Life Lessons University South Africa
Many of you will recognize these lyrics from one of the best-known songs by the Rolling Stones. The refrain ends, “But if you try sometime / You’ll find / You get what you need.”
These simple lyrics hold a lot of wisdom. They suggest that if we have patience following a short-term disappointment, we may sometimes come upon a better option than the original one we’d set our hearts on.
I’ll share a story that takes me way back to my university days, when these words rang especially true.
I was a second-year student at Rhodes University in Grahamstown, South Africa. Stopping by a dealership one day, I spotted my favourite car: a second-hand cream Volvo P1800. The dealership was selling the Volvo for an extremely reasonable price. Today, I can’t remember what made me fall in love with that car in the first place, but 20-year-old me wanted it so desperately that I kept going back to check it out. A test drive finally convinced me that I simply had to have this car.
Because my dad had passed away when I’d been only sixteen years of age, my older brother, Pat, had become like a father to me. So, all financial matters required Pat’s approval. To secure his approval of the Volvo purchase, I had determined that my best approach was to send him a thoughtful proposal via telex. With only a one-week “hold” on the car, I imagined that the car would be mine in a matter of days.
Together with the help of my girlfriend at the time, I set about composing an irresistibly compelling 18-point explanation as to why I must have this car. I addressed every possible angle. Assuming that Pat would support my idea, I closed the proposal by requesting that Pat send money post-haste. I told him that time was of the essence and that he had to let me know before my deadline with the dealership had expired.
As the expiry date neared, my excitement and anxiety rose to excruciating levels. Finally, a telegram arrived. I ripped it open in happy anticipation of a positive answer. Imagine my disappointment and humiliation when I read the cryptic response from Pat: “Are you punch-drunk?” I had recently taken up boxing, so this was my brother’s satirical way of expressing his complete opposition to this purchase, no questions asked. He could have simply said “no” and left it that. But no. Instead, Pat had to ask me, “Are you crazy?!”
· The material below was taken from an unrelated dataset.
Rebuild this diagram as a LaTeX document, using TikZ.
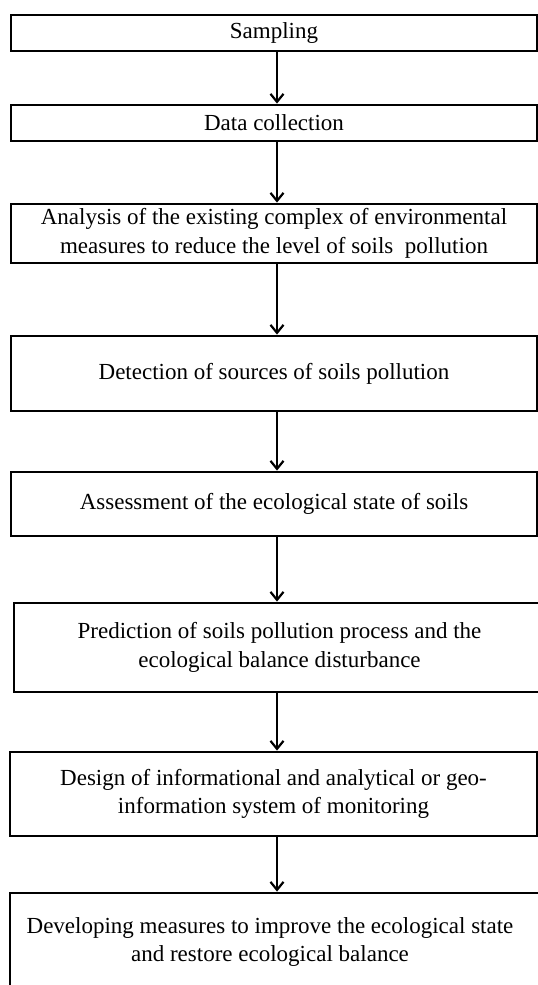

Fast forward to my third year at Rhodes. My mother’s MINI Cooper was about to be traded in for a newer car. A MINI is no Volvo. But it turned out that it was a much better option for me. The MINI was still in excellent condition, had amazing acceleration, and was a much cuter car. I still laugh and shake my head when I think of how enormously certain 20-year-old me was about that safety-first, fuddy-duddy second-hand Volvo!